Chapter 15 provides us with an introduction to the interpersonal aspects of personality. The authors begin with an overview of three mechanisms of social interaction. Personality interacts with situations in three ways: Through selection, through evoking responses, and through manipulation.

The authors turn first to selection, highlighting the influence of personality on mate selection, marital satisfaction, and divorce. In addition, the authors review work on shyness and the selective entry into, or avoidance of, certain situations.

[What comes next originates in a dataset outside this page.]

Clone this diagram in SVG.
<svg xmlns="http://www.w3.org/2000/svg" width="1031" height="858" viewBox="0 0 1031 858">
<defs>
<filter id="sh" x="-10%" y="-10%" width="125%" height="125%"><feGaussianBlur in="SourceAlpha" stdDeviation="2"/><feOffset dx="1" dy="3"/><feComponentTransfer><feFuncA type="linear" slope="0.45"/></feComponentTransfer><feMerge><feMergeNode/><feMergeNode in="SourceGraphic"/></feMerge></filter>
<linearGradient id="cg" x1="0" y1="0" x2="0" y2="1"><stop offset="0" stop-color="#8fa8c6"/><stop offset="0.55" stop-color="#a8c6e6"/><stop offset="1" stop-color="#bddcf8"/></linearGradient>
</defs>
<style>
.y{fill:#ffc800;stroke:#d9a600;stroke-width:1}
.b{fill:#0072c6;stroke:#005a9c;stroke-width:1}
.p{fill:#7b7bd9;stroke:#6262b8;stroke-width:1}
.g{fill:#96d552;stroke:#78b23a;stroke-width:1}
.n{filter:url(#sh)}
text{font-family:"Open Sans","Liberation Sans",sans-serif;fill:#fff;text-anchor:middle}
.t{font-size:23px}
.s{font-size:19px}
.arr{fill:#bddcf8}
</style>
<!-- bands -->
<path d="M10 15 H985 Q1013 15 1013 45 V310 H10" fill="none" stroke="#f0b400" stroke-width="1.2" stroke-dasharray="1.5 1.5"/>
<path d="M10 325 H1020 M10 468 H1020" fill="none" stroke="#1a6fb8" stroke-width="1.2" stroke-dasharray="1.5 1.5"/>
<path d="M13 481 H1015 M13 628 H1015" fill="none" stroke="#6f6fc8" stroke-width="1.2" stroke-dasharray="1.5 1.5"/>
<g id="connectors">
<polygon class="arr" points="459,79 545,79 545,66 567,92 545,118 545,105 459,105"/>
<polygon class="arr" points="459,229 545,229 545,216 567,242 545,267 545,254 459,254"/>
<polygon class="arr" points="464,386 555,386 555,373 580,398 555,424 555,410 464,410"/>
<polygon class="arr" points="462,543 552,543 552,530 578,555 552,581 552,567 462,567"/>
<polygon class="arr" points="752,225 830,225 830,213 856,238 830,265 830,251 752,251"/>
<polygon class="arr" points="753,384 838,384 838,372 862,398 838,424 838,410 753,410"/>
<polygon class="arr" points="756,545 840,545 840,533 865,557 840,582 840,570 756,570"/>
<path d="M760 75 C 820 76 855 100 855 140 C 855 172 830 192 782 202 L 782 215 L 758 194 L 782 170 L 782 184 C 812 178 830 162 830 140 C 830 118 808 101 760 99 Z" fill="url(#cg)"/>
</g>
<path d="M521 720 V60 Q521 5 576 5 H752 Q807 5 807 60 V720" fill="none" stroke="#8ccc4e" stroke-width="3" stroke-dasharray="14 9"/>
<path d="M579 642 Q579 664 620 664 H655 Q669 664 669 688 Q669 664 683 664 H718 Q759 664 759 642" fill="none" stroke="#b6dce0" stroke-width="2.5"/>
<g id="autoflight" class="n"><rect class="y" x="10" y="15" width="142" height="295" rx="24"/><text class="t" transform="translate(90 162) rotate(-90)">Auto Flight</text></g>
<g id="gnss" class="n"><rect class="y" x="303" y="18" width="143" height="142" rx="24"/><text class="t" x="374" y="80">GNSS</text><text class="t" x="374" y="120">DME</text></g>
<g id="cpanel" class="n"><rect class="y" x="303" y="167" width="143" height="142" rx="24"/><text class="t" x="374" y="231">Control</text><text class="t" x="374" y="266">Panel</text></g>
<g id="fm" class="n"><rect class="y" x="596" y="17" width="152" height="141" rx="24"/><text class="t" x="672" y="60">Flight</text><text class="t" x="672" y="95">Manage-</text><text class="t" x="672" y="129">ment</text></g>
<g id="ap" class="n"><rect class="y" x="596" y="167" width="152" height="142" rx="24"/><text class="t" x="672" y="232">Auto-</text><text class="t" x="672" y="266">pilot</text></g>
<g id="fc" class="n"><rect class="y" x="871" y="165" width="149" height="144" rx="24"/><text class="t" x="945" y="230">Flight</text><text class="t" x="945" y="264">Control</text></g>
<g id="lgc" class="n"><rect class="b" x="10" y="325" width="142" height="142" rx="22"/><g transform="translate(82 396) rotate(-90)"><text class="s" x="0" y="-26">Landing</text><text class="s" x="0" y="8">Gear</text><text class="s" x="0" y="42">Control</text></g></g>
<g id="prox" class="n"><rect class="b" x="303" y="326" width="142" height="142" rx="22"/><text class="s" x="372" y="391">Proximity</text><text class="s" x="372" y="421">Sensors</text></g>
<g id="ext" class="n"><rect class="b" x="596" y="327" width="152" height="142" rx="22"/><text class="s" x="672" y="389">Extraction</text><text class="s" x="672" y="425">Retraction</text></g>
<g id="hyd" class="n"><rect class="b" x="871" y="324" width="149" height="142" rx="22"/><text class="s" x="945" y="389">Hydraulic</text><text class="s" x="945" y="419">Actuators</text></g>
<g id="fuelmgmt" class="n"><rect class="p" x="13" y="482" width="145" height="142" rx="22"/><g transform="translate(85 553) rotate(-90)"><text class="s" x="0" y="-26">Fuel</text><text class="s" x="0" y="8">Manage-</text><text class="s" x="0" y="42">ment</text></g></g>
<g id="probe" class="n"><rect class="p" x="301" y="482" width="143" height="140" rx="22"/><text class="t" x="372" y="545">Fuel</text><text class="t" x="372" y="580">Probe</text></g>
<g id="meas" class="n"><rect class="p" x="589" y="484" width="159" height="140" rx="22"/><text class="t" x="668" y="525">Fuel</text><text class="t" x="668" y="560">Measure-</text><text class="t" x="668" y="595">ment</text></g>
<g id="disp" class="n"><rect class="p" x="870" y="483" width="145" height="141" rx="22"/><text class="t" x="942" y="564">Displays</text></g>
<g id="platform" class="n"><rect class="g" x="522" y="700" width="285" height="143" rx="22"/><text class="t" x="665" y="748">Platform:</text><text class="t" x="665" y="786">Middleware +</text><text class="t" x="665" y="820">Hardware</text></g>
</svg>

The authors next review work on evocation. The authors highlight work on aggression and the evocation of hostility, and work on evoking upset in partners. The authors then discuss evocation through expectancy confirmation, reviewing work suggesting that beliefs about the personality characteristics of others can evoke behaviors in others that confirm those initial beliefs.

The authors then review manipulation or social influence, which includes all the ways in which people intentionally alter, change, or exploit others. The authors review research that identified 11 tactics of manipulation, including charm, coercion, and silent treatment. Next the authors review work documenting that personality is linked with the tactics of manipulation that people use.

The then authors review research on the Machiavellian personality, using this research to illustrate the interpersonal aspects of personality, which center on selection, evocation, and manipulation. Finally, the authors review work at the interface of personality and social interaction, with a special focus on the personality dimension of narcissism.